Auth & Data: Supabase. PostgreSQL-backed authentication, row-level security, real-time subscriptions. The prediction registry, community voting, and user accounts all run through Supabase.
Why Open Source Is Non-Negotiable
The UAP disclosure problem is, at its core, an information asymmetry problem. Classified programs control the data. Cleared personnel control the access. Congressional oversight is structurally limited by the very classification system it's supposed to oversee.
Building disclosure tools as closed-source proprietary platforms would reproduce the same asymmetry. A scoring system nobody can audit is just another black box. A knowledge graph nobody can inspect is just another gated dataset.
QDD is MIT-licensed. The entire codebase — frontend, backend, pipeline, schema — is on GitHub. Fork it. Audit it. Challenge it. Improve it.
This is a design philosophy, not a business decision.
The GraphRAG Architecture
The most technically novel component of QDD is the GraphRAG pipeline. Here's how it works:

Step 1: Ingestion. Source documents — FOIA releases, congressional testimony transcripts, news articles, official reports — are processed through an NLP pipeline that extracts named entities and relationships.
Step 2: Graph Construction. Extracted entities and relationships are validated against existing nodes and edges in Neo4j. New connections are proposed. Duplicates are merged. Provenance metadata is attached to every edge.
Step 3: Query Translation. When a user asks a natural-language question, the GraphRAG pipeline identifies relevant entity types and relationship patterns, constructs a Cypher query, executes it against Neo4j, and returns results with full source attribution.
Step 4: Synthesis.
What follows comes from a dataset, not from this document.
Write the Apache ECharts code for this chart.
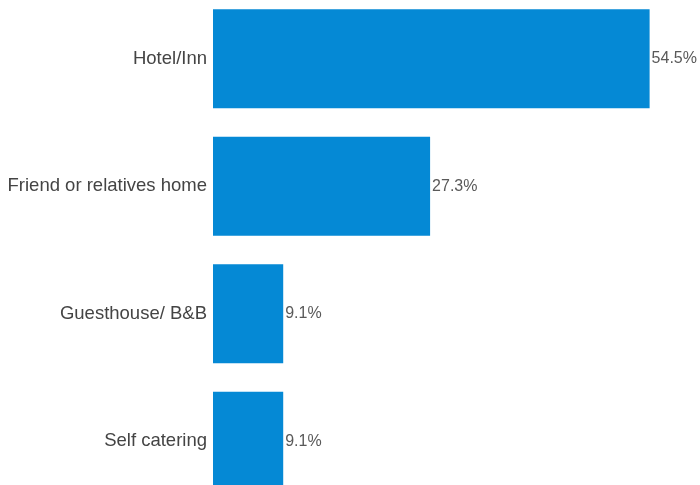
<!DOCTYPE html>
<html>
<head>
<meta charset="utf-8">
<script src="https://cdn.jsdelivr.net/npm/echarts@6/dist/echarts.min.js"></script>
<style>
  html, body { margin: 0; padding: 0; background: #fff; }
  #chart { width: 700px; height: 485px; }
</style>
</head>
<body>
<div id="chart"></div>
<script>
// Accommodation type shares (percent of respondents)
const categories = ['Hotel/Inn', 'Friend or relatives home', 'Guesthouse/ B&B', 'Self catering'];
const shares = [54.5, 27.3, 9.1, 9.1];

const chart = echarts.init(document.getElementById('chart'), null, { renderer: 'canvas' });

chart.setOption({
  animation: false,
  grid: {
    left: 213, right: 6, top: -5, bottom: -20,
    containLabel: false,
    outerBoundsMode: 'none'
  },
  xAxis: {
    type: 'value',
    min: 0.4,
    max: 60,
    show: false
  },
  yAxis: {
    type: 'category',
    data: categories,
    inverse: true,
    axisLine: { show: false },
    axisTick: { show: false },
    axisLabel: {
      margin: 6,
      fontFamily: 'Liberation Sans, Arial, sans-serif',
      fontSize: 18.5,
      color: '#444444'
    }
  },
  series: [{
    type: 'bar',
    data: shares,
    barWidth: 99,
    itemStyle: { color: '#0589D5' },
    label: {
      show: true,
      position: 'right',
      distance: 2,
      formatter: p => p.value.toFixed(1) + '%',
      fontFamily: 'Liberation Sans, Arial, sans-serif',
      fontSize: 16,
      color: '#595959'
    }
  }]
});
</script>
</body>
</html>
Results are synthesized into human-readable answers that cite specific graph paths. No hallucination. No fabrication. Every claim traces back to a documented connection.
How to Contribute
QDD is actively seeking contributors across several domains:

Data Pipeline. New source ingestion — FOIA document parsers, congressional record scrapers, DOD organizational chart extractors.
Graph Expansion. New entity and relationship proposals. If you have domain expertise in specific UAP cases, historical programs, or institutional structures, your knowledge can be encoded as graph data.
Frontend. New visualizations, accessibility improvements, mobile optimization. The platform is built on React and Tailwind — standard tools for standard contributors.
Analysis. Methodology review. Scoring system critiques. Prediction resolution debates. The adversarial audit is as valuable as the code.
The repository is live. Issues are tracked. PRs are reviewed.
The Endgame
Classification is an infrastructure of secrecy. QDD is an infrastructure of transparency. Both are technical systems. Both are maintained by people. The difference is that one of them is open.

Every entity. Every connection. Every score. Every prediction. Auditable. Forkable. Owned by no one.
This is what disclosure infrastructure looks like when the community builds it.